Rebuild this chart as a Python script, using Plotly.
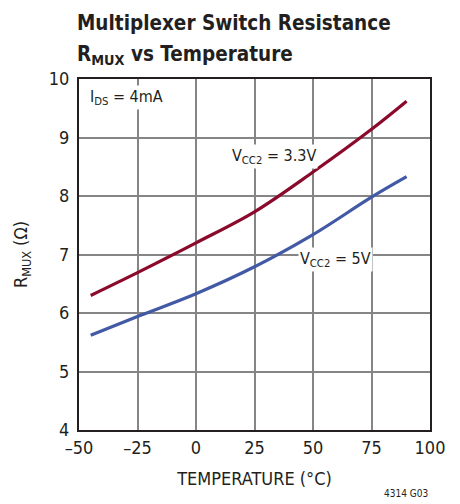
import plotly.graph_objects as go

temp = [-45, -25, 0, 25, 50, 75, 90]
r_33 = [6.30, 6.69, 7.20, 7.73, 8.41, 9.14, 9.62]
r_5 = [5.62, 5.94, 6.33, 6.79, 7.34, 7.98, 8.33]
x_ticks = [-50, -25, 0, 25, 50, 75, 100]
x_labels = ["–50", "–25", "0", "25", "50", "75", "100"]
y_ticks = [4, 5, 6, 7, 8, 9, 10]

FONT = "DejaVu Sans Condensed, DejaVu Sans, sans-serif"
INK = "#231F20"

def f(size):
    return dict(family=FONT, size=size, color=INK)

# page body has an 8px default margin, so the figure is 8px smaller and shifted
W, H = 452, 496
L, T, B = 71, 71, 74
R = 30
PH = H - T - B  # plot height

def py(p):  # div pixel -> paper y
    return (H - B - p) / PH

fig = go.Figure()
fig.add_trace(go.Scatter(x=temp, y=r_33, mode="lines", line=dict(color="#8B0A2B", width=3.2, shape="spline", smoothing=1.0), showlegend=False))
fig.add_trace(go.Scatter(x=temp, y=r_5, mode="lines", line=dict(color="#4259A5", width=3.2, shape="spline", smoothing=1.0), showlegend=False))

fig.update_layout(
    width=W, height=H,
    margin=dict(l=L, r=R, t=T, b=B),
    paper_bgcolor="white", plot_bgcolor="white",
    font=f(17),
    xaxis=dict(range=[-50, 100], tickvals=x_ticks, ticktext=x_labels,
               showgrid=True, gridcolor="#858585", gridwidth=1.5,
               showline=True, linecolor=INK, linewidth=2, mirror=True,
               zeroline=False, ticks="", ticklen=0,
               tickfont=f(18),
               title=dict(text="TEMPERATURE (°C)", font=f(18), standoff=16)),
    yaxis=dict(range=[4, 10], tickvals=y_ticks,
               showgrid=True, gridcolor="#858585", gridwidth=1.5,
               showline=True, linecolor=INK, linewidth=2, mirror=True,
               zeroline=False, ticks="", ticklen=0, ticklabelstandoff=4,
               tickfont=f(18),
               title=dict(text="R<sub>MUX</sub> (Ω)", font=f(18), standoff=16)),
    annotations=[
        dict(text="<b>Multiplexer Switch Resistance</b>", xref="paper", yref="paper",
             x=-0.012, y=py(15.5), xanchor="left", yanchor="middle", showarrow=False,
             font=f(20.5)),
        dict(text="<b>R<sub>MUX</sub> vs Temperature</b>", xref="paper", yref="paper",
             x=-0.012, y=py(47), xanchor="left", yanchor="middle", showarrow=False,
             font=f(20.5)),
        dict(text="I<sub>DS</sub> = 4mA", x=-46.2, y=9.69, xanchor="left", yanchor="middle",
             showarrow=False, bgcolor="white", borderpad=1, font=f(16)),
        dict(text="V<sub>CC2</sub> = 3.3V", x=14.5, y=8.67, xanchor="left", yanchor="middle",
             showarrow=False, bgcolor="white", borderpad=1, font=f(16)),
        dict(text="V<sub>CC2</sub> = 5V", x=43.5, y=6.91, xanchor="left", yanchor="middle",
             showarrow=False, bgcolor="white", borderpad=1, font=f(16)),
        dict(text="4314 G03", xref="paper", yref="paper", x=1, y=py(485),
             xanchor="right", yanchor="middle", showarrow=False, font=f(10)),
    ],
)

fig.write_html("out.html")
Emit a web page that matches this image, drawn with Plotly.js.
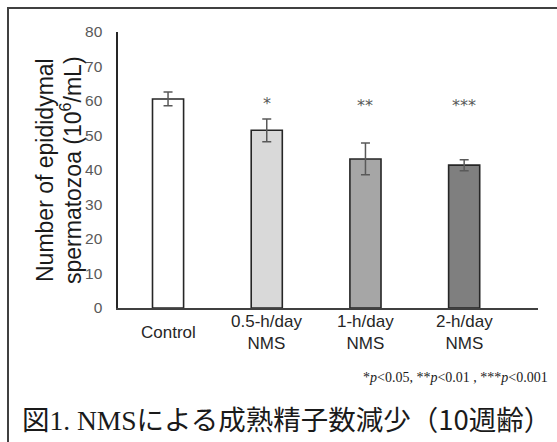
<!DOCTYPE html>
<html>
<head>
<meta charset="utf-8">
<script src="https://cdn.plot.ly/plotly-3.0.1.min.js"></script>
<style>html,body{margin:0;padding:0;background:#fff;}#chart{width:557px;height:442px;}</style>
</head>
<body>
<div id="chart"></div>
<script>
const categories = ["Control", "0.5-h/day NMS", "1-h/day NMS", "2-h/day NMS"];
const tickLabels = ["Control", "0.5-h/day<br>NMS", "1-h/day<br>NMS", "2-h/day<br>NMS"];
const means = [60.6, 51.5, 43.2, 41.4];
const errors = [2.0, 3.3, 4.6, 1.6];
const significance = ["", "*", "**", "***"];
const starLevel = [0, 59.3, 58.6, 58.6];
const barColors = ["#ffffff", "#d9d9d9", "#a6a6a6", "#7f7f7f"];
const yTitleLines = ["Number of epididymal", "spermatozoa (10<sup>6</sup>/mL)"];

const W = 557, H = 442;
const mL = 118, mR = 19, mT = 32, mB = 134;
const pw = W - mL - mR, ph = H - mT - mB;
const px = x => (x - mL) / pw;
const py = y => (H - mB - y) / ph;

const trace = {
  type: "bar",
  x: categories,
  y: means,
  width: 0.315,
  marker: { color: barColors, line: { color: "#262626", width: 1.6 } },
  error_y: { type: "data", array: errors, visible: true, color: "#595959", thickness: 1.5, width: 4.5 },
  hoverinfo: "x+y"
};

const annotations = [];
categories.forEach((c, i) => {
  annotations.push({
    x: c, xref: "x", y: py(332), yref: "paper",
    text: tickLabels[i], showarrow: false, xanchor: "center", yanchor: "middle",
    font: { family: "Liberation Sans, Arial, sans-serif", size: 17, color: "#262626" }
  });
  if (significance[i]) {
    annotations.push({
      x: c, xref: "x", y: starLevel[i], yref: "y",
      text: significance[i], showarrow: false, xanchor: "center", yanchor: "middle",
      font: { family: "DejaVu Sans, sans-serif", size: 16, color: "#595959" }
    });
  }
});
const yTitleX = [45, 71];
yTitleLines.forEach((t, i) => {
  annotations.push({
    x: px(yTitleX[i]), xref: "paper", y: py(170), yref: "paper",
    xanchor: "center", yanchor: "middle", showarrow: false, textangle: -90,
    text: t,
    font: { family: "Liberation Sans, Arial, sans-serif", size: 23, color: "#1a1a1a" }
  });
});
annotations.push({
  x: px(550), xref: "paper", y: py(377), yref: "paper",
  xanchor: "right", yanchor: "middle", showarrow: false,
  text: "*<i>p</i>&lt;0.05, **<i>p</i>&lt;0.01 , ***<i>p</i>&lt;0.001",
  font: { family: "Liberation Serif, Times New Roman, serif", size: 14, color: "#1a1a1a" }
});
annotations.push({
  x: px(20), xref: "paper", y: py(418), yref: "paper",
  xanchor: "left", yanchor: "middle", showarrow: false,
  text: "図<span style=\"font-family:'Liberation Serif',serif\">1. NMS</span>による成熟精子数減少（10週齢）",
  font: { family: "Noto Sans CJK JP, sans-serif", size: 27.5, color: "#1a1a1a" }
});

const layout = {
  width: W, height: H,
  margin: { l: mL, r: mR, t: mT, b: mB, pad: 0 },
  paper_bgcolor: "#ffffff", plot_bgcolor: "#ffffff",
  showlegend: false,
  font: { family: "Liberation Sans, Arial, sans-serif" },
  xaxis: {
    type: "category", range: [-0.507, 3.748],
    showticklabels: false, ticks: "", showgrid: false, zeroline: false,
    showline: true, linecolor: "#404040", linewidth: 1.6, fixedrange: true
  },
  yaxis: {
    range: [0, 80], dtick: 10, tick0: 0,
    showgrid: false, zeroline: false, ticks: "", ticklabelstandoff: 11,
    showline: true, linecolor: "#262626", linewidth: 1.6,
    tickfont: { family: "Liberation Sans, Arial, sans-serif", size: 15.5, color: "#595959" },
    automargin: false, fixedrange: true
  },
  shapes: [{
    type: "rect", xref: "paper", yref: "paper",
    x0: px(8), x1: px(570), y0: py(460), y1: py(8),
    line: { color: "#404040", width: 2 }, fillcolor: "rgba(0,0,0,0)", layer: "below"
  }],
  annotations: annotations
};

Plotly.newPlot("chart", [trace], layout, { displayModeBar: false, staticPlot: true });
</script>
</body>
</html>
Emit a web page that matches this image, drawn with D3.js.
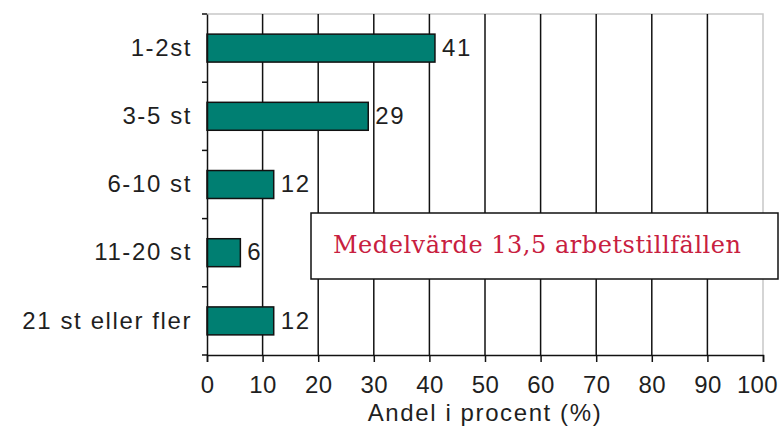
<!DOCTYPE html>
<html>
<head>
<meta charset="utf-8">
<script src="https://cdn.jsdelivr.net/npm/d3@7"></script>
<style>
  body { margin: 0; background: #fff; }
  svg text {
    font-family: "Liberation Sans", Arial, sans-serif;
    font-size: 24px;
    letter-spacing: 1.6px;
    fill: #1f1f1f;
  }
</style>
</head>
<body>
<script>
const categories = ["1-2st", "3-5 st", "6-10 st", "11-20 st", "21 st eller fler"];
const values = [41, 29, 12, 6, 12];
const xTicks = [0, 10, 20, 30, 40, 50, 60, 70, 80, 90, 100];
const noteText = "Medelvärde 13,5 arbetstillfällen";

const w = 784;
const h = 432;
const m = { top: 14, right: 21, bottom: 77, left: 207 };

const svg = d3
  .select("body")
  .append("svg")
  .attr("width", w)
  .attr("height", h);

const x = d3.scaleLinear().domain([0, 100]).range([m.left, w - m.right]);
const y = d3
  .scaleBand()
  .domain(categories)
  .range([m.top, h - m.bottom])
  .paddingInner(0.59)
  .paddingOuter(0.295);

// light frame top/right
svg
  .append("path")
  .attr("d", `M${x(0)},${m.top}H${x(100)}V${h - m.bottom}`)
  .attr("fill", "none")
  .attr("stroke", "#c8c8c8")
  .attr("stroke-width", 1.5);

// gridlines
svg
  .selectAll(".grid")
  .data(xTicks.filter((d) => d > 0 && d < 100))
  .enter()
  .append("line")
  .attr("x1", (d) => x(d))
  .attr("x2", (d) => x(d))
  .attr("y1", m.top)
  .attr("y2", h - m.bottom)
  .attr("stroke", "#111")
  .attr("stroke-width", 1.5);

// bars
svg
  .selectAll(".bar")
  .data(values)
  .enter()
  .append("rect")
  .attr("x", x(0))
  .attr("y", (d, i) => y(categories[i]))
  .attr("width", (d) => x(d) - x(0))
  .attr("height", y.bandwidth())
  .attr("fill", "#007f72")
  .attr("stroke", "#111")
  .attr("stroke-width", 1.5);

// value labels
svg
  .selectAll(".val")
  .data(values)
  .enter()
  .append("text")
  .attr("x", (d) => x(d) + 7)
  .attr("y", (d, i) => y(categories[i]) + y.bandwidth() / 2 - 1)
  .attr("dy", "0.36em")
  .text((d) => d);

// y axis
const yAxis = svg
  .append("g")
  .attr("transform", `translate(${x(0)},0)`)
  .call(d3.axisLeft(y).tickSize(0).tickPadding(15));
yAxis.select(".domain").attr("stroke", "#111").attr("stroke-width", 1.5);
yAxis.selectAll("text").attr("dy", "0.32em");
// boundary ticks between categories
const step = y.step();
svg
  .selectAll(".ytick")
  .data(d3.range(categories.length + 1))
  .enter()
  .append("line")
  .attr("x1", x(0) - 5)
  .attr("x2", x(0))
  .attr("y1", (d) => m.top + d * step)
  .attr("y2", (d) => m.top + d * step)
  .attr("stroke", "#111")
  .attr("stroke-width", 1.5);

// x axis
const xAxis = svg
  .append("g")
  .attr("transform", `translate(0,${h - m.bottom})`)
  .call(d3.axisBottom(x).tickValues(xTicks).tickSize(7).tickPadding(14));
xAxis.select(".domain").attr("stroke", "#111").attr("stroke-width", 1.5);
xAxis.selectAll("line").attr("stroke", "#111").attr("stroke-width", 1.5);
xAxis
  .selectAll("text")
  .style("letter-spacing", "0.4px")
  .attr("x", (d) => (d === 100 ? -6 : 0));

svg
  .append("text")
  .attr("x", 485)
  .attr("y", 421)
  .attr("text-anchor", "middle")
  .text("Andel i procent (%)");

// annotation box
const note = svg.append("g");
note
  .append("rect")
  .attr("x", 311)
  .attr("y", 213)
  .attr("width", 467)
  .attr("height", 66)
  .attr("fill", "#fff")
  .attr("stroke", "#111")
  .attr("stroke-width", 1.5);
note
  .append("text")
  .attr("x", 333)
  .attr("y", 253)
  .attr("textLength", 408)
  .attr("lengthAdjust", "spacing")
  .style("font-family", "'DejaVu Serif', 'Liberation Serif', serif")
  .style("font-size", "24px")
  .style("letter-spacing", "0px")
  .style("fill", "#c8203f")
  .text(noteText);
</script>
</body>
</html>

* * * * * * * * *

◆ GIVEN TASK: In the listing above, find the line with "Emit a web page that matches this image, drawn with D3.js." and the line with "77, left: 207". Copy exactly those lines and all between them, minus the images.

◆ RIGHT ANSWER:
Emit a web page that matches this image, drawn with D3.js.
<!DOCTYPE html>
<html>
<head>
<meta charset="utf-8">
<script src="https://cdn.jsdelivr.net/npm/d3@7"></script>
<style>
  body { margin: 0; background: #fff; }
  svg text {
    font-family: "Liberation Sans", Arial, sans-serif;
    font-size: 24px;
    letter-spacing: 1.6px;
    fill: #1f1f1f;
  }
</style>
</head>
<body>
<script>
const categories = ["1-2st", "3-5 st", "6-10 st", "11-20 st", "21 st eller fler"];
const values = [41, 29, 12, 6, 12];
const xTicks = [0, 10, 20, 30, 40, 50, 60, 70, 80, 90, 100];
const noteText = "Medelvärde 13,5 arbetstillfällen";

const w = 784;
const h = 432;
const m = { top: 14, right: 21, bottom: 77, left: 207 };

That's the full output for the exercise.